By Adedapo Adesanya
Oil prices rose on Monday as tight global supplies outweighed worries that demand would be pressured by a flare-up in COVID-19 cases in Beijing and more interest rate hikes.
Brent crude rose 26 cents or 0.23 per cent to settle at $122.27 a barrel and the United States West Texas Intermediate crude rose 25 cents or 0.22 per cent to settle at $120.93 a barrel.
The market was bullish yesterday as oil supplies are tight, with the Organisation of the Petroleum Exporting Countries (OPEC) and allies unable to fully deliver on the pledged output increases because of a lack of capacity in many producers.
This is happening as the US and the European Union (EU) have announced sanctions on Russian energy following its February invasion of Ukraine.
Unrest in Libya has also slashed output, supporting prices.
In the latest from the African state, a blockade of Libyan oil output by groups aligned with forces in the east of the country expanded last week with the closure of two more export terminals, a threat to close another, and reduced production at a major field.
Last Thursday exports were halted at the ports of Ras Lanuf and Es Sider and a day after, a group urged the closure of Hariga port. Engineers at Sarir field said production had been reduced.
Previous periods of political tension in Libya have frequently involved shutdowns of oil output or exports by various forces.
On the demand end, the parts of China imposed a new lockdown restriction and announced a round of mass testing for millions of residents.

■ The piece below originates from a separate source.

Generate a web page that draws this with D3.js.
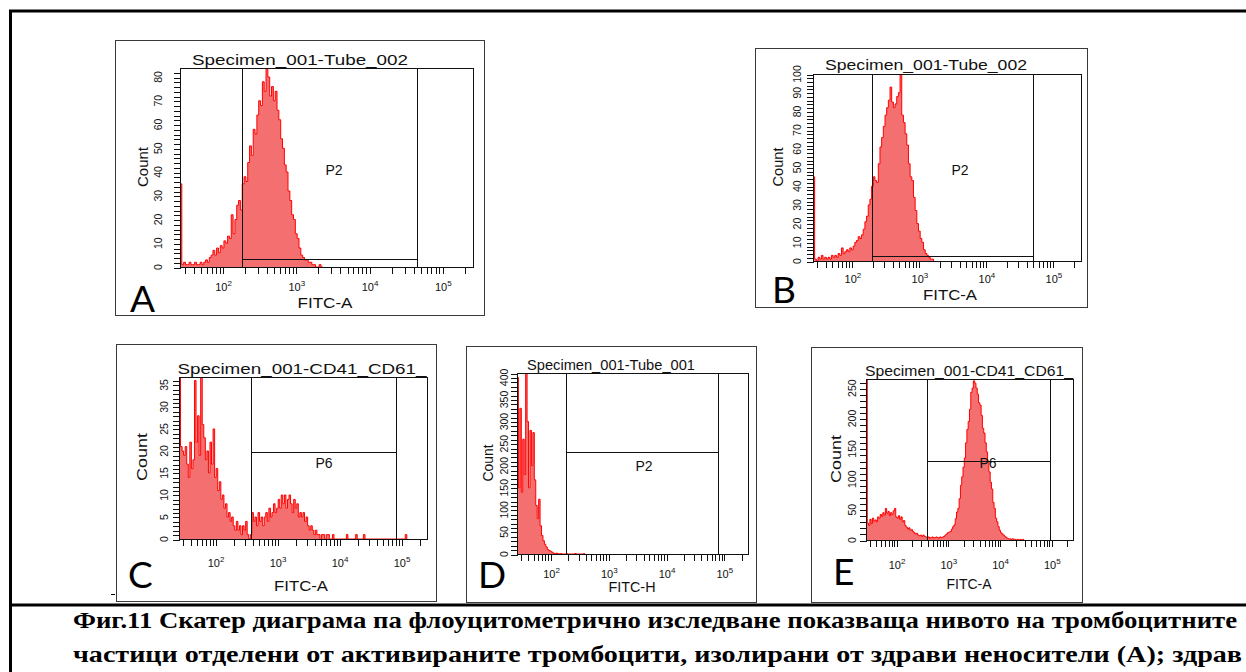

China’s zero-COVID policy with immediate partial lockdowns to halt the spread of the virus and mass testing for millions of residents will spook the market.
Concern about further rate hikes in the world’s largest oil producer heightened by Friday’s US inflation data showing the consumer price index rose 8.6 per cent last month, also pressured oil lower.
In Europe, a familiar source eased any worries of an interest rate hike on Monday, saying that European Central Bank interest rate hikes were not the right way to curb surging price rises.